La situazione di difficoltà economica venutasi a creare rappresenta ragione sufficiente per escludere, dunque, la mancanza dei requisiti di necessità ed urgenza che hanno condotto all’emanazione del decreto-legge n. 133/2013.
Per quanto riguarda, infine, la eccepita violazione dell’art. 41 della Costituzione e del principio di libera iniziativa economica, deve ritenersi che un maggior prelievo fiscale non sia incompatibile con tale principio. L’addizionale prevista dal decreto-legge n. 133/2013 non ha infatti compromesso in modo irreparabile la continuità aziendale delle imprese bancarie ed assicurative e non ha pertanto leso la libertà di iniziativa economica. A riprova di quanto detto basti pensare che altri casi di inasprimento fiscale, anche temporaneo, non sono stati ritenuti in contrasto con il principio di libertà di iniziativa economica da parte della Corte costituzionale.

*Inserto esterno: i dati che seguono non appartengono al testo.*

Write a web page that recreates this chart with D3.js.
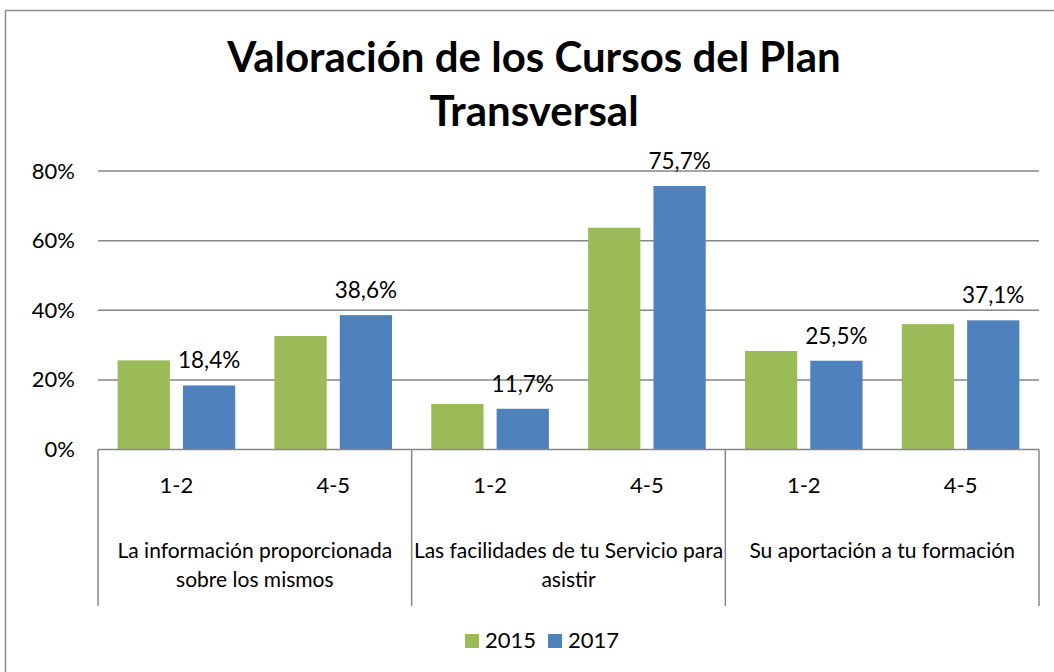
<!DOCTYPE html>
<html>
<head>
<meta charset="utf-8">
<script src="https://cdn.jsdelivr.net/npm/d3@7"></script>
<style>
  html, body { margin: 0; padding: 0; background: #fff; }
  svg { display: block; }
  text { font-family: Lato, "Noto Sans", sans-serif; fill: #000; }
</style>
</head>
<body>
<svg id="chart" width="1054" height="672"></svg>
<script>
// ---- data ----
const titleLines = ["Valoración de los Cursos del Plan", "Transversal"];
const groups = ["La información proporcionada sobre los mismos", "Las facilidades de tu Servicio para asistir", "Su aportación a tu formación"];
const groupLabelLines = [["La información proporcionada", "sobre los mismos"], ["Las facilidades de tu Servicio para", "asistir"], ["Su aportación a tu formación"]];
const ratings = ["1-2", "4-5"];
const seriesNames = ["2015", "2017"];
const values2015 = [0.256, 0.326, 0.131, 0.637, 0.283, 0.360];
const values2017 = [0.184, 0.386, 0.117, 0.757, 0.255, 0.371];
const yTicks = [0, 0.2, 0.4, 0.6, 0.8];
const colors = ["#9BBB59", "#4F81BD"];

// ---- layout ----
const W = 1054, H = 672;
const plot = { left: 98, right: 1039, top: 171, bottom: 449.5 };
const svg = d3.select("#chart");
svg.append("rect").attr("width", W).attr("height", H).attr("fill", "#fff");
svg.append("rect").attr("x", 5.5).attr("y", 10.5).attr("width", 1100).attr("height", 800)
  .attr("fill", "none").attr("stroke", "#8c8c8c").attr("stroke-width", 1.5);

// title
svg.append("text").attr("x", 534).attr("text-anchor", "middle")
  .style("font-weight", "bold").style("font-size", "42px")
  .selectAll("tspan").data(titleLines).join("tspan")
  .attr("x", 534).attr("y", (d, i) => 72 + i * 54).text(d => d);

// categories
const cats = [];
groups.forEach((g, gi) => ratings.forEach((r, ri) => cats.push({ key: gi + "|" + r, group: gi, rating: r, idx: gi * 2 + ri })));

const x0 = d3.scaleBand().domain(cats.map(c => c.key)).range([plot.left, plot.right]).paddingInner(0.25).paddingOuter(0.125);
const x1 = d3.scaleBand().domain(seriesNames).range([0, x0.bandwidth()]).paddingInner(0.2);
const y = d3.scaleLinear().domain([0, 0.8]).range([plot.bottom, plot.top]);
const gx = d3.scaleBand().domain(groups).range([plot.left, plot.right]);

// grid + y labels
const yAxis = d3.axisLeft(y).tickValues(yTicks).tickSize(0).tickPadding(23)
  .tickFormat(d => Math.round(d * 100) + "%");
const ya = svg.append("g").attr("transform", `translate(${plot.left},0)`).call(yAxis);
ya.select(".domain").remove();
ya.selectAll("text").style("font-size", "22px").style("font-family", "Lato, sans-serif").attr("fill", "#000");

svg.append("g").selectAll("line").data(yTicks.filter(d => d > 0)).join("line")
  .attr("x1", plot.left).attr("x2", plot.right)
  .attr("y1", d => y(d)).attr("y2", d => y(d))
  .attr("stroke", "#868686").attr("stroke-width", 1.5);

// bars
const series = [values2015, values2017];
const barG = svg.append("g");
series.forEach((vals, si) => {
  barG.selectAll(".s" + si).data(cats).join("rect")
    .attr("class", "s" + si)
    .attr("x", c => x0(c.key) + x1(seriesNames[si]))
    .attr("width", x1.bandwidth())
    .attr("y", c => y(vals[c.idx]))
    .attr("height", c => y(0) - y(vals[c.idx]))
    .attr("fill", colors[si]);
});

// data labels on 2017
svg.append("g").selectAll("text").data(cats).join("text")
  .attr("x", c => x0(c.key) + x1("2017") + x1.bandwidth() / 2)
  .attr("y", c => y(values2017[c.idx]) - 17)
  .attr("text-anchor", "middle").style("font-size", "22.5px")
  .text(c => (values2017[c.idx] * 100).toFixed(1).replace(".", ",") + "%");

// x axis line and separators
svg.append("line").attr("x1", plot.left).attr("x2", plot.right).attr("y1", y(0)).attr("y2", y(0))
  .attr("stroke", "#868686").attr("stroke-width", 1.5);
const seps = groups.map(g => gx(g)).concat([plot.right]);
svg.append("g").selectAll("line").data(seps).join("line")
  .attr("x1", d => d).attr("x2", d => d).attr("y1", y(0)).attr("y2", 606)
  .attr("stroke", "#868686").attr("stroke-width", 1.5);

// rating labels
svg.append("g").selectAll("text").data(cats).join("text")
  .attr("x", c => x0(c.key) + x0.bandwidth() / 2).attr("y", 493)
  .attr("text-anchor", "middle").style("font-size", "22px").text(c => c.rating);

// group labels
svg.append("g").selectAll("text").data(groups).join("text")
  .attr("text-anchor", "middle").style("font-size", "21px")
  .each(function (g, gi) {
    d3.select(this).selectAll("tspan").data(groupLabelLines[gi]).join("tspan")
      .attr("x", gx(g) + gx.bandwidth() / 2).attr("y", (d, i) => 558 + i * 29).text(d => d);
  });

// legend
const legX = [465, 548];
const lg = svg.append("g").selectAll("g").data(seriesNames).join("g")
  .attr("transform", (d, i) => `translate(${legX[i]},634)`);
lg.append("rect").attr("width", 14).attr("height", 14).attr("fill", (d, i) => colors[i]);
lg.append("text").attr("x", 20).attr("y", 14).style("font-size", "22px").text(d => d);
</script>
</body>
</html>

Per quanto detto, la Commissione, visto l’art. 23 della legge n. 87/1953, ritiene non manifestamente infondata ed irrilevante la questione di legittimità costituzionale dell’art. 2, comma 2, del decreto-legge n. 133/2013, convertito con modificazioni nella legge n. 5/2014 per contrasto con gli articoli 3 e 53 della Costituzione.
P.Q.M.
visti gli articoli 1 legge costituzionale n. 1/1948 e 23 legge n. 87/1953, così provvede: dichiara rilevante e non manifestamente infondata, per contrasto con gli articoli 3 e 53 della Costituzione, la questione di legittimità costituzionale dell’art. 2 del decreto-legge n. 133/2013;
dichiara manifestatamente infondate le altre questioni di legittimità costituzionale sollevate;
dispone la immediata trasmissione degli atti alla Corte costituzionale;
sospende la presente causa R.G. 2865/2019;
ordina alla segreteria che la presente ordinanza sia notificata alle parti in causa e al Presidente del Consiglio dei ministri e comunicata al Presidente del Senato della Repubblica ed al Presidente della Camera dei deputati.